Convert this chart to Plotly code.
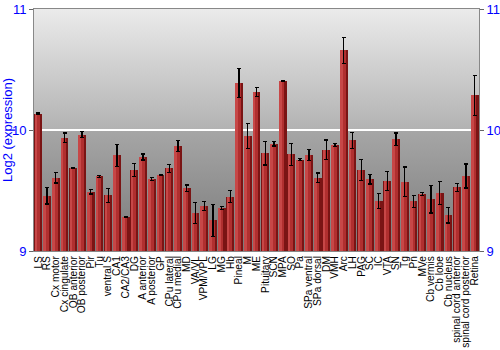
import base64
import plotly.graph_objects as go

regions = ["LS", "RS", "Cx motor", "Cx cingulate", "OB anterior", "OB posterior", "Pir", "Tu",
           "ventral S", "CA1", "CA2/CA3", "DG", "A anterior", "A posterior", "GP", "CPu lateral",
           "CPu medial", "MD", "VA/VL", "VPM/VPL", "LG", "MG", "Hb", "Pineal", "M", "ME",
           "Pituitary", "SCN", "MPA", "SO", "Pa", "SPa ventral", "SPa dorsal", "DM", "VMH", "Arc",
           "LH", "PAG", "SC", "IC", "VTA", "SN", "Tg", "Pn", "MVe", "Cb vermis", "Cb lobe",
           "Cb nucleus", "spinal cord anterior", "spinal cord posterior", "Retina"]
expression = [10.136, 9.455, 9.605, 9.937, 9.685, 9.961, 9.488, 9.617,
              9.46, 9.79, 9.281, 9.672, 9.777, 9.595, 9.628, 9.683,
              9.868, 9.519, 9.314, 9.372, 9.253, 9.355, 9.449, 10.386, 9.948, 10.314,
              9.807, 9.887, 10.402, 9.799, 9.755, 9.793, 9.606, 9.837, 9.876, 10.659,
              9.915, 9.667, 9.593, 9.413, 9.579, 9.923, 9.573, 9.41, 9.471, 9.427, 9.477,
              9.295, 9.526, 9.62, 10.287]
error = [0.004, 0.067, 0.042, 0.039, 0.003, 0.025, 0.018, 0.008,
         0.058, 0.09, 0.003, 0.054, 0.024, 0.015, 0.004, 0.033,
         0.045, 0.026, 0.087, 0.039, 0.132, 0.014, 0.05, 0.12, 0.103, 0.039,
         0.096, 0.018, 0.003, 0.09, 0.008, 0.047, 0.039, 0.08, 0.01, 0.107,
         0.066, 0.087, 0.038, 0.062, 0.077, 0.052, 0.121, 0.048, 0.01, 0.114, 0.095,
         0.063, 0.033, 0.099, 0.165]
y_ticks = [9, 10, 11]

svg = ('<svg xmlns="http://www.w3.org/2000/svg" width="100" height="100" preserveAspectRatio="none">'
       '<defs><linearGradient id="g" x1="0" y1="0" x2="0" y2="1">'
       '<stop offset="0" stop-color="#ebebeb"/><stop offset="0.5" stop-color="#b2b2b2"/>'
       '<stop offset="0.5" stop-color="#a6a6a6"/><stop offset="1" stop-color="#7a7a7a"/>'
       '</linearGradient></defs><rect width="100" height="100" fill="url(#g)"/></svg>')
bg_src = "data:image/svg+xml;base64," + base64.b64encode(svg.encode()).decode()

base_val = [v - 9 for v in expression]

fig = go.Figure()
fig.add_trace(go.Bar(x=regions, y=base_val, base=9, width=0.9, offset=-0.45,
                     marker=dict(color="#7a1414", line=dict(width=0)), hoverinfo="skip"))
fig.add_trace(go.Bar(x=regions, y=base_val, base=9, width=0.62, offset=-0.42,
                     marker=dict(color="#b02f2f", line=dict(width=0)), hoverinfo="skip"))
fig.add_trace(go.Bar(x=regions, y=base_val, base=9, width=0.3, offset=-0.42,
                     marker=dict(color="#c74747", line=dict(width=0)), hoverinfo="skip"))
fig.add_trace(go.Bar(x=regions, y=base_val, base=9, width=0.9, offset=-0.45,
                     marker=dict(color="rgba(0,0,0,0)", line=dict(width=0)),
                     error_y=dict(type="data", array=error, color="black", thickness=1.3, width=2),
                     hoverinfo="skip"))
fig.add_trace(go.Scatter(x=[regions[0]], y=[9], yaxis="y2", mode="markers",
                         marker=dict(opacity=0), showlegend=False, hoverinfo="skip"))

fig.add_layout_image(dict(source=bg_src, xref="paper", yref="paper", x=0, y=1, sizex=1, sizey=1,
                          sizing="stretch", layer="below"))

axis_font = dict(family="Liberation Sans, Arial, sans-serif", size=13, color="#0000ff")
fig.update_layout(
    width=500, height=350,
    margin=dict(l=34, r=21, t=9, b=99),
    paper_bgcolor="white", plot_bgcolor="rgba(0,0,0,0)",
    barmode="overlay", bargap=0, showlegend=False,
    xaxis=dict(tickangle=-90, tickfont=dict(family="Liberation Sans, Arial, sans-serif", size=10.2, color="black"),
               tickmode="linear", tick0=0, dtick=1, automargin=False,
               showline=True, linecolor="#888888", mirror=True, ticks="", showgrid=False,
               range=[-0.5, len(regions) - 0.5]),
    yaxis=dict(range=[9, 11], tickvals=y_ticks, ticktext=[str(t) for t in y_ticks], tickfont=axis_font,
               ticks="outside", ticklen=4, tickcolor="#666666", showline=True, linecolor="#888888",
               showgrid=True, gridcolor="white", gridwidth=2, zeroline=False, automargin=False,
               title=dict(text="Log2 (expression)", font=axis_font, standoff=4)),
    yaxis2=dict(range=[9, 11], tickvals=y_ticks, ticktext=[str(t) for t in y_ticks], tickfont=axis_font,
                overlaying="y", side="right", ticks="outside", ticklen=4, tickcolor="#666666",
                showline=True, linecolor="#888888", showgrid=False, zeroline=False, automargin=False),
)

fig.write_html("out.html")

◆ ◆ ◆

Go from the first line of the listing to the line holding "import plotly.graph_objects as go" and, please, transcribe those lines exactly, both included, with no pictures.

Convert this chart to Plotly code.
import base64
import plotly.graph_objects as go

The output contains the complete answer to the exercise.